The interior of McSorley’s was busy.  Many artifacts were all over the walls.  Empty space would have been at a premium, and I’m not sure I spotted any open space.  This mirrors the way that the bar reflects the town….space is at a premium.  The chandelier where the soldiers had sprinkled some dust on, promising to clean it off when they returned, is deeply covered in dust, as the men never returned back to the United States or McSorley’s.  Articles, paintings, signs, and photographs covered the walls.

For those of you who noticed the pictures of the urinals….you might wonder, what the heck??  Well, our esteemed colleague’s family had been in the plumbing business.  He had commented on how old the urinals were and how neat they were to see.  Well, being full of my usual curiosity, I went in to take some photos.  The urinals dated back to 1911 and no, there were no men in there.  You see, after close observation, I noticed the door would not shut itself, so men needed to be cognizant of that fact, and manually shut the door as they entered.  Unfortunately, many did not seem to notice this fact. So it was easy to see when someone was in there or not.

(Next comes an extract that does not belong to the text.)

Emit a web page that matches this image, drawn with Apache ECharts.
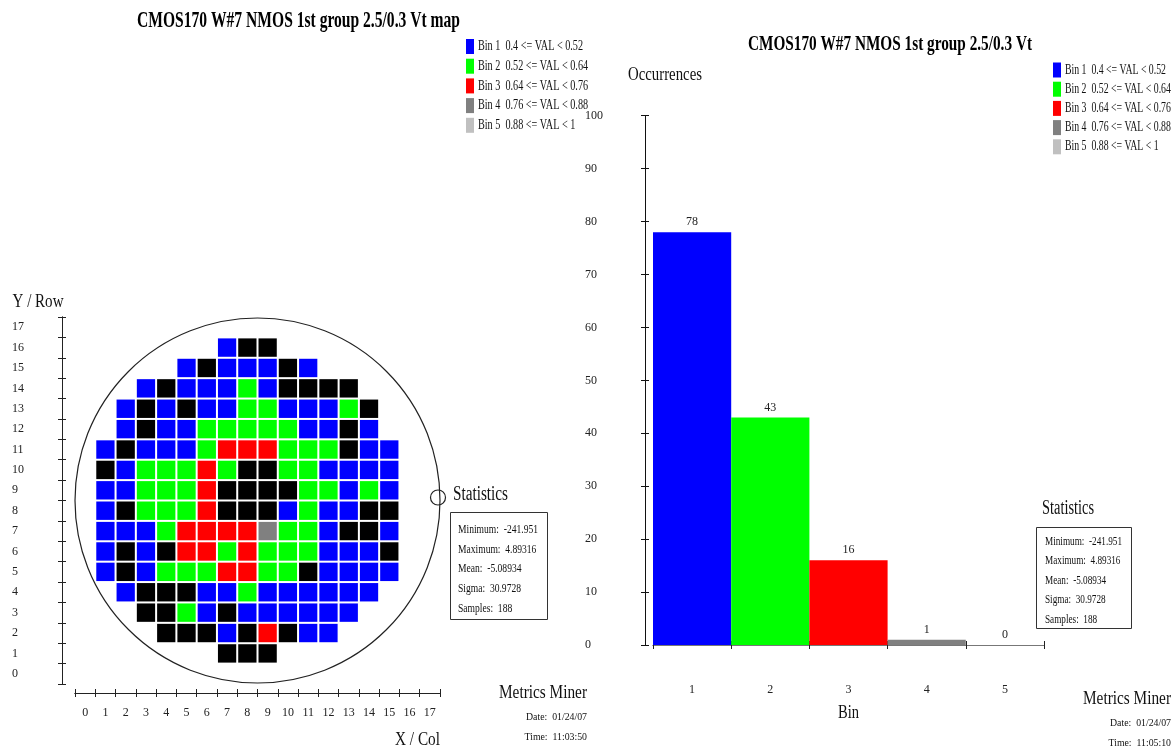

The experience at McSorley’s was positive.  The beer was so-so.  The company was entertaining as were the other customers and the bar staff.  We experienced a historical, social, landmark that has proven itself over time, as it is the second oldest pub in the United States, following one in Boston.  If I was a resident of New York City, I could see becoming a regular there….just not on the weekends when the the throngs of tourists and college students are out, but but rather the off-times.